• Exercise
Emit an exact copy of the lines running from the start of the records to the line containing "d3.scaleLinear().domain([0, 15]).range([plot.bottom, plot.top]);", both included.

• Supplied data

-- begin --

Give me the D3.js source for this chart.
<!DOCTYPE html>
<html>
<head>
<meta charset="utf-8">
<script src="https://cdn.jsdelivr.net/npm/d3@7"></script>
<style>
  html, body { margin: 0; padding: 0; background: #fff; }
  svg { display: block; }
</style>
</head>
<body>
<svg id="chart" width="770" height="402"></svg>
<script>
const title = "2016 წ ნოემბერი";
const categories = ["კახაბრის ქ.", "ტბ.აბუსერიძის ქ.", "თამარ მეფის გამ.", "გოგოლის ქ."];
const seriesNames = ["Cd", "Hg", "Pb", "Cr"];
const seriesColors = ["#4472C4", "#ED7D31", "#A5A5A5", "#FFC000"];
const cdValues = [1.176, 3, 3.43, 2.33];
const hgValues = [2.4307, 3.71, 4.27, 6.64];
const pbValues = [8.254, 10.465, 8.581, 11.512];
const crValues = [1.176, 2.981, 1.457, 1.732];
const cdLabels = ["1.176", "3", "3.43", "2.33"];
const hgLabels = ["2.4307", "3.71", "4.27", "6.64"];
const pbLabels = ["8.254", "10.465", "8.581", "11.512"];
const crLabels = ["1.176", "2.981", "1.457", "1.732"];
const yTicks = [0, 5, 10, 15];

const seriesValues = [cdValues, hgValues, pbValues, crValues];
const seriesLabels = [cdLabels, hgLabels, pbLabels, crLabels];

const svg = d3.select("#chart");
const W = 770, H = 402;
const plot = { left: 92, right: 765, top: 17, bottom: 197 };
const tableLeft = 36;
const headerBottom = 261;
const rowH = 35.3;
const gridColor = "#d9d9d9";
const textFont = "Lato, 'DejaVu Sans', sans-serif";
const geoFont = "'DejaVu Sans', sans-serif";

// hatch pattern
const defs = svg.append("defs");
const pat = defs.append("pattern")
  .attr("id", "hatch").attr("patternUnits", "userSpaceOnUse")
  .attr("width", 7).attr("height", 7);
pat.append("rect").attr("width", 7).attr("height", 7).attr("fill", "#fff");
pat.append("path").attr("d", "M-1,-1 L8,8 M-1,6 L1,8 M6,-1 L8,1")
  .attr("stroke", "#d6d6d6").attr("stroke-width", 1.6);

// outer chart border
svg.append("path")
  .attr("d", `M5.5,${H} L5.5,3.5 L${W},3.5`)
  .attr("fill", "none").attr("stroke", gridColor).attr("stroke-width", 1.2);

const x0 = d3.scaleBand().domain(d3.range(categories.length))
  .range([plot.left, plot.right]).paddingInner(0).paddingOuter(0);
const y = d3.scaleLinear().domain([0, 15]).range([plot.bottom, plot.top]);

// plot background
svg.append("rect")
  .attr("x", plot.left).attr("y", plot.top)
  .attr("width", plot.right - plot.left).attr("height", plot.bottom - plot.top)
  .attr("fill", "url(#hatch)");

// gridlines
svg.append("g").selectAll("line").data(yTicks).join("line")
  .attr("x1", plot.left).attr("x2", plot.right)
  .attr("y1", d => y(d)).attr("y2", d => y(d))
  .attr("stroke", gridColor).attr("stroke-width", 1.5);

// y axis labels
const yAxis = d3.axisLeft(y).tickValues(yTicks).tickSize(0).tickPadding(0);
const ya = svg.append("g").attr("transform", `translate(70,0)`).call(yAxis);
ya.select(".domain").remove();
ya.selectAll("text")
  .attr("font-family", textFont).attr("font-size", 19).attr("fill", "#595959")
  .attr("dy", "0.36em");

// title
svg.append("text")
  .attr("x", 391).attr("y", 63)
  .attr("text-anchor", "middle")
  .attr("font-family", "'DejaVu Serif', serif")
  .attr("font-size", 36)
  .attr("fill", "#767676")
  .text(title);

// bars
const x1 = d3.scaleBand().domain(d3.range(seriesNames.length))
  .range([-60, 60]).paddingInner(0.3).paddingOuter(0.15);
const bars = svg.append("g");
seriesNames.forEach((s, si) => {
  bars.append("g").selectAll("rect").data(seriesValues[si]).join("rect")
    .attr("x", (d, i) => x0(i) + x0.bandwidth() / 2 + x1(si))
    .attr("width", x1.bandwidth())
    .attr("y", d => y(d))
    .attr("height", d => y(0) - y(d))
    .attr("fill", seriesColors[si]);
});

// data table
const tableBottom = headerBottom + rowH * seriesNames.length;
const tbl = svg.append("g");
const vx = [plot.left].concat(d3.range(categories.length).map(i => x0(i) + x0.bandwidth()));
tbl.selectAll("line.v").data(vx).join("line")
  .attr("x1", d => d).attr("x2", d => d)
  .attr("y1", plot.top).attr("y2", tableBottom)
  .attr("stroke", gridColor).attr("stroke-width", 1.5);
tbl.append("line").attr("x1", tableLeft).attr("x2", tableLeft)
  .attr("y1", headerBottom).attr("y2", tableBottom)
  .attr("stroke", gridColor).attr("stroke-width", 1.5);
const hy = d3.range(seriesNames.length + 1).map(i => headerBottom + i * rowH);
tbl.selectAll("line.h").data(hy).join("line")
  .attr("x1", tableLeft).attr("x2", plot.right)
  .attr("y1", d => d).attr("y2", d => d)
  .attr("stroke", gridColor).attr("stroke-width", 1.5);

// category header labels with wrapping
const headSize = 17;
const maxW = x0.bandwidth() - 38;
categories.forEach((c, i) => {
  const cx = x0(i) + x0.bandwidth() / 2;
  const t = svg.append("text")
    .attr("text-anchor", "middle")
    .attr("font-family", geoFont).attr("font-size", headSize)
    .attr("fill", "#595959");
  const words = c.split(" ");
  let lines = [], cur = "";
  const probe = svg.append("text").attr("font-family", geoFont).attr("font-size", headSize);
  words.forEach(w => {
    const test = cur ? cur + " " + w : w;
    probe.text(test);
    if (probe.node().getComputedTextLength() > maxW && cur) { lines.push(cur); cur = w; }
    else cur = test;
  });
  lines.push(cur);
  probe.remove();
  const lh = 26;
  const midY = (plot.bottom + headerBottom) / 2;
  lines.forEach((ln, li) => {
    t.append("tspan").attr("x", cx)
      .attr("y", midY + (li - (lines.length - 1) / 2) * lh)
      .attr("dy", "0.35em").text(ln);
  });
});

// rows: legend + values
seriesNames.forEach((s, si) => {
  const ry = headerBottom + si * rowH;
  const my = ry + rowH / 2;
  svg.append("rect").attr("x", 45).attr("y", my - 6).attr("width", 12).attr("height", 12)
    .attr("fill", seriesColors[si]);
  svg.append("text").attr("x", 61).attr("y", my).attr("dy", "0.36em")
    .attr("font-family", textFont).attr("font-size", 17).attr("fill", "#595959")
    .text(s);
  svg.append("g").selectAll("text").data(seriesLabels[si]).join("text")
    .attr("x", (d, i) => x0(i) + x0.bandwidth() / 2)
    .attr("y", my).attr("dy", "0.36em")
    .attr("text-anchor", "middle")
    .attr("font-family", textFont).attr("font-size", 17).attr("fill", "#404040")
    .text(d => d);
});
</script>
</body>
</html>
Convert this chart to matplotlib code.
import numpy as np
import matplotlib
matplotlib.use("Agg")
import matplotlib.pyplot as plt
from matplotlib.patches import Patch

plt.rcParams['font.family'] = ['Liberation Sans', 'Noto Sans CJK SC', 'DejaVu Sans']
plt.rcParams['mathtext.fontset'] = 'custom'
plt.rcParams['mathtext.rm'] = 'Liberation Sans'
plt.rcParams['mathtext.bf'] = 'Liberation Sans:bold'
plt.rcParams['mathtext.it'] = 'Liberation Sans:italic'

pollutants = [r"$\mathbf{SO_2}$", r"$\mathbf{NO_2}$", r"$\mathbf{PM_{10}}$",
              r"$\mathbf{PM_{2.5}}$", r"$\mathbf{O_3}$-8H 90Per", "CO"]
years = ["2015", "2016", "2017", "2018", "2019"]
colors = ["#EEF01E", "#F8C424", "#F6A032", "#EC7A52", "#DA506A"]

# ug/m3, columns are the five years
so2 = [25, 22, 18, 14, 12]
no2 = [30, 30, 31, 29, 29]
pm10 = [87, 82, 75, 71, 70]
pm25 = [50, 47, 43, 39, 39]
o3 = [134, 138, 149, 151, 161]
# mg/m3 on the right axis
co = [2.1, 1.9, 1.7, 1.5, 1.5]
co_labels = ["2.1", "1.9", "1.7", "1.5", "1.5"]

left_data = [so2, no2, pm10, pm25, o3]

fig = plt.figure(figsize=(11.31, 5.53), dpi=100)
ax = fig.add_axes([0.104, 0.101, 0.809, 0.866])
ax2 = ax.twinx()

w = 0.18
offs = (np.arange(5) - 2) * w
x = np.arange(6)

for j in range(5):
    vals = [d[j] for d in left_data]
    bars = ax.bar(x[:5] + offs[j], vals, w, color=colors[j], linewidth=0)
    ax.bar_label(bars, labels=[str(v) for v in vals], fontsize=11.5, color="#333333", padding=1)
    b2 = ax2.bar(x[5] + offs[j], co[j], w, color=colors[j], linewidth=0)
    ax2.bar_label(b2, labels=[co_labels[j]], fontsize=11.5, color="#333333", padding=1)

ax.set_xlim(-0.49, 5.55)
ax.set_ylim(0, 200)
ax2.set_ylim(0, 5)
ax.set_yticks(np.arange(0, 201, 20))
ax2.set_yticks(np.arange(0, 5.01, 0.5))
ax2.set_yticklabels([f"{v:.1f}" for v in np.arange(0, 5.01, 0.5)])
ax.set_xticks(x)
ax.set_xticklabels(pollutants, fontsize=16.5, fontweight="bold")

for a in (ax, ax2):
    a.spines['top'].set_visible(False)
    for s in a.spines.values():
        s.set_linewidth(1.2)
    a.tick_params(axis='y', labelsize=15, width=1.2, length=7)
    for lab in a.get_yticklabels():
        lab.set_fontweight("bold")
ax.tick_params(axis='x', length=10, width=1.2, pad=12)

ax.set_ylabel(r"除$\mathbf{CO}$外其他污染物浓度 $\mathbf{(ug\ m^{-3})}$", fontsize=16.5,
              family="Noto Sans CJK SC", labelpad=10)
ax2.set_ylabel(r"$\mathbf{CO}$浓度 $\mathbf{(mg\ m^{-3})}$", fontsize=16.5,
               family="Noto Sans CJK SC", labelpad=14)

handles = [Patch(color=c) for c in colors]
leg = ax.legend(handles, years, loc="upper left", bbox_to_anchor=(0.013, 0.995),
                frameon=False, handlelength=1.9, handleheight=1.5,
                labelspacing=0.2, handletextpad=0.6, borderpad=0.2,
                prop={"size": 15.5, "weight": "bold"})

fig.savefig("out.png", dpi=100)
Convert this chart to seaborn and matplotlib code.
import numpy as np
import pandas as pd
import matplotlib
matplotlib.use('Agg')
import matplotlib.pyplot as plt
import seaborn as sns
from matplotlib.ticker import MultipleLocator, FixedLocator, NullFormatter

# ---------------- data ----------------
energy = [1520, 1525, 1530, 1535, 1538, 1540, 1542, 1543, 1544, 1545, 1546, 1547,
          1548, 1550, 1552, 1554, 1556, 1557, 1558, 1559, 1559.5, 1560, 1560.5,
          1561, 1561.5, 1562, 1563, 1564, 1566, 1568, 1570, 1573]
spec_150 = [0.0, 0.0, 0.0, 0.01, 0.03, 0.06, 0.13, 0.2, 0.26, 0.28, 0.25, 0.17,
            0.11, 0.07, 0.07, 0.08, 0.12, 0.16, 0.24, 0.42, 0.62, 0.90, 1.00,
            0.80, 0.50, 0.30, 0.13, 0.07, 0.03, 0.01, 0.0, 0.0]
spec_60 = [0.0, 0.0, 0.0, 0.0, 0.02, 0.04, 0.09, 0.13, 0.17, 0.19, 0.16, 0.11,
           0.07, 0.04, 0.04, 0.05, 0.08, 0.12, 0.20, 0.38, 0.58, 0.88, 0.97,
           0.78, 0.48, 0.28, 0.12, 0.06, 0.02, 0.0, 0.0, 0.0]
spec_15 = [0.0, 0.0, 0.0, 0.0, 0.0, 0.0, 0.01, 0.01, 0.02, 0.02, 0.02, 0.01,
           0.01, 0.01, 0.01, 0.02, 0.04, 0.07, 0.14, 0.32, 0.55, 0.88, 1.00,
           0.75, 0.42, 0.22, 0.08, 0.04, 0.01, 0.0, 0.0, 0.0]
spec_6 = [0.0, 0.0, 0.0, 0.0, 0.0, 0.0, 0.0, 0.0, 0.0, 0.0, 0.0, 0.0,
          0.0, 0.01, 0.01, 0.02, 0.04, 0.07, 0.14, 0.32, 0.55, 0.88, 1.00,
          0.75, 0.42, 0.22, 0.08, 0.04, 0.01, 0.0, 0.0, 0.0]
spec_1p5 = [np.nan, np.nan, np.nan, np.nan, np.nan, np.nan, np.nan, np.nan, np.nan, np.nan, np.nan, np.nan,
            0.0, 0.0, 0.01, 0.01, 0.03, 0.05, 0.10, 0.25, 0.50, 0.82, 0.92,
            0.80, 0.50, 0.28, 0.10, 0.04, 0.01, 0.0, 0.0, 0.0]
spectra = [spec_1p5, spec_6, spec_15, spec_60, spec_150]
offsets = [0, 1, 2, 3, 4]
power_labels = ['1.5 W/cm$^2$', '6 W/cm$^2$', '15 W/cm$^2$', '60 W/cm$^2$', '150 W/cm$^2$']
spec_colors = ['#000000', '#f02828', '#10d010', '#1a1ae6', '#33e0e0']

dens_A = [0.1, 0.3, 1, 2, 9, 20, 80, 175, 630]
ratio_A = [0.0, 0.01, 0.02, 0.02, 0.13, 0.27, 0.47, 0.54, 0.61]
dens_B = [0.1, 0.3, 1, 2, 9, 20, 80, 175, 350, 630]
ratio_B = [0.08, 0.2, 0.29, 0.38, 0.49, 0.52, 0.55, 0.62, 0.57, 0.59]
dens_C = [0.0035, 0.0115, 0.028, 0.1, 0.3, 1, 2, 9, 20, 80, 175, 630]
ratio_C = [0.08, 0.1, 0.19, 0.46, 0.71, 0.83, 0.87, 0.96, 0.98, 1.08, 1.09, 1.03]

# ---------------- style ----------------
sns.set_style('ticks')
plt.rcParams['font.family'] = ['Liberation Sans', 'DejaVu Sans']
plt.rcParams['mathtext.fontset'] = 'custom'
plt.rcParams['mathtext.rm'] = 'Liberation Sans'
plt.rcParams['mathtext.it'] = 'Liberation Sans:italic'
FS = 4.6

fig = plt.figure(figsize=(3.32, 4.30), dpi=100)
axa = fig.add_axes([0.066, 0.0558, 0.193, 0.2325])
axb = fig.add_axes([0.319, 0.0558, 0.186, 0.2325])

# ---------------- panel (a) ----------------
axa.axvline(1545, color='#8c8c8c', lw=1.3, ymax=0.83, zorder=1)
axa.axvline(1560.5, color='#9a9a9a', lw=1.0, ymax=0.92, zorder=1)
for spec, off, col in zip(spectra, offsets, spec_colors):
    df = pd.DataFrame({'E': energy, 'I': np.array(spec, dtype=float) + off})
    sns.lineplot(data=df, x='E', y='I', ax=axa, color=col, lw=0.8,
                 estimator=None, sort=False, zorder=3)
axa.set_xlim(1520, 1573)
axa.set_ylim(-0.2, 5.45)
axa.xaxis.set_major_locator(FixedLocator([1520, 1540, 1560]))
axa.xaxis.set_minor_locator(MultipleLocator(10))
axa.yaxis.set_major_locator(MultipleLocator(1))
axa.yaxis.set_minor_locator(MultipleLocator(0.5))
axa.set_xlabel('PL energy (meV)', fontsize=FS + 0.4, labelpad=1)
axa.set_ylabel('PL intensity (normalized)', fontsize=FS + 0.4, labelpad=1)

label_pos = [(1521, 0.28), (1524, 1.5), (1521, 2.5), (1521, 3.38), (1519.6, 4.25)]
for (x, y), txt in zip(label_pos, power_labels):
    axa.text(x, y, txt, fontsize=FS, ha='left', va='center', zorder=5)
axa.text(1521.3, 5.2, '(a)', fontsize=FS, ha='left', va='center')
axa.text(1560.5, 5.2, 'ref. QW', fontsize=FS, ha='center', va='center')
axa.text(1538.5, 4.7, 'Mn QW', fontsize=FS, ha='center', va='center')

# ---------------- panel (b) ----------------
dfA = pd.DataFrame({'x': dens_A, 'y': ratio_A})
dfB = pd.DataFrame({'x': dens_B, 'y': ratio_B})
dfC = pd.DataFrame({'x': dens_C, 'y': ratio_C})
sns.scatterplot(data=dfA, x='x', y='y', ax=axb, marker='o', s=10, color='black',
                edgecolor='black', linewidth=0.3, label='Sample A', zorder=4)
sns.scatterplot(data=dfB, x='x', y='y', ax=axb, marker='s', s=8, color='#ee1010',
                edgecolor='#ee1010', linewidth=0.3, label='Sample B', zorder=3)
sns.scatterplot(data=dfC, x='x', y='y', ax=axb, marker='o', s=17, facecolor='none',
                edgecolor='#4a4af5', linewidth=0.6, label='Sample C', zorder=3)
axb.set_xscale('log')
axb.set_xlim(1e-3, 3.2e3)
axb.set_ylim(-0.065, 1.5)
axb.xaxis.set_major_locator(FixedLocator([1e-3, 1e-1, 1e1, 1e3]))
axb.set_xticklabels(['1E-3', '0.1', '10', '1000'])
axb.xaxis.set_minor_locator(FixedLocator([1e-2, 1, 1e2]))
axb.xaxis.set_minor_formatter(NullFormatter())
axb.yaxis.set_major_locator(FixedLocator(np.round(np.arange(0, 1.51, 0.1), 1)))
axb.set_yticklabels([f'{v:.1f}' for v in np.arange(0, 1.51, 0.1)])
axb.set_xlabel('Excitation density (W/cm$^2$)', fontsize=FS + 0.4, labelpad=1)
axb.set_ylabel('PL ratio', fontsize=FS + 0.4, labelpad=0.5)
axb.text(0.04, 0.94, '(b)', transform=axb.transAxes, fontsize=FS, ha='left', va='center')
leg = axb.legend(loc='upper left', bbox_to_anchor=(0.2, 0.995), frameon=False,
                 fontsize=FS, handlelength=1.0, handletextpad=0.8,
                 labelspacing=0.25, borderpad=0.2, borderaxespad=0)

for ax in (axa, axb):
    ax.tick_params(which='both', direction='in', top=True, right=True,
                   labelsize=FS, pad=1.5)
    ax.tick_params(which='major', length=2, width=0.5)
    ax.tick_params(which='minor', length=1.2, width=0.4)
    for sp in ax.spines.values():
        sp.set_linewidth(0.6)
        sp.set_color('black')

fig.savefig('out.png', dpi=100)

-- end --

• Answer to the exercise
Give me the D3.js source for this chart.
<!DOCTYPE html>
<html>
<head>
<meta charset="utf-8">
<script src="https://cdn.jsdelivr.net/npm/d3@7"></script>
<style>
  html, body { margin: 0; padding: 0; background: #fff; }
  svg { display: block; }
</style>
</head>
<body>
<svg id="chart" width="770" height="402"></svg>
<script>
const title = "2016 წ ნოემბერი";
const categories = ["კახაბრის ქ.", "ტბ.აბუსერიძის ქ.", "თამარ მეფის გამ.", "გოგოლის ქ."];
const seriesNames = ["Cd", "Hg", "Pb", "Cr"];
const seriesColors = ["#4472C4", "#ED7D31", "#A5A5A5", "#FFC000"];
const cdValues = [1.176, 3, 3.43, 2.33];
const hgValues = [2.4307, 3.71, 4.27, 6.64];
const pbValues = [8.254, 10.465, 8.581, 11.512];
const crValues = [1.176, 2.981, 1.457, 1.732];
const cdLabels = ["1.176", "3", "3.43", "2.33"];
const hgLabels = ["2.4307", "3.71", "4.27", "6.64"];
const pbLabels = ["8.254", "10.465", "8.581", "11.512"];
const crLabels = ["1.176", "2.981", "1.457", "1.732"];
const yTicks = [0, 5, 10, 15];

const seriesValues = [cdValues, hgValues, pbValues, crValues];
const seriesLabels = [cdLabels, hgLabels, pbLabels, crLabels];

const svg = d3.select("#chart");
const W = 770, H = 402;
const plot = { left: 92, right: 765, top: 17, bottom: 197 };
const tableLeft = 36;
const headerBottom = 261;
const rowH = 35.3;
const gridColor = "#d9d9d9";
const textFont = "Lato, 'DejaVu Sans', sans-serif";
const geoFont = "'DejaVu Sans', sans-serif";

// hatch pattern
const defs = svg.append("defs");
const pat = defs.append("pattern")
  .attr("id", "hatch").attr("patternUnits", "userSpaceOnUse")
  .attr("width", 7).attr("height", 7);
pat.append("rect").attr("width", 7).attr("height", 7).attr("fill", "#fff");
pat.append("path").attr("d", "M-1,-1 L8,8 M-1,6 L1,8 M6,-1 L8,1")
  .attr("stroke", "#d6d6d6").attr("stroke-width", 1.6);

// outer chart border
svg.append("path")
  .attr("d", `M5.5,${H} L5.5,3.5 L${W},3.5`)
  .attr("fill", "none").attr("stroke", gridColor).attr("stroke-width", 1.2);

const x0 = d3.scaleBand().domain(d3.range(categories.length))
  .range([plot.left, plot.right]).paddingInner(0).paddingOuter(0);
const y = d3.scaleLinear().domain([0, 15]).range([plot.bottom, plot.top]);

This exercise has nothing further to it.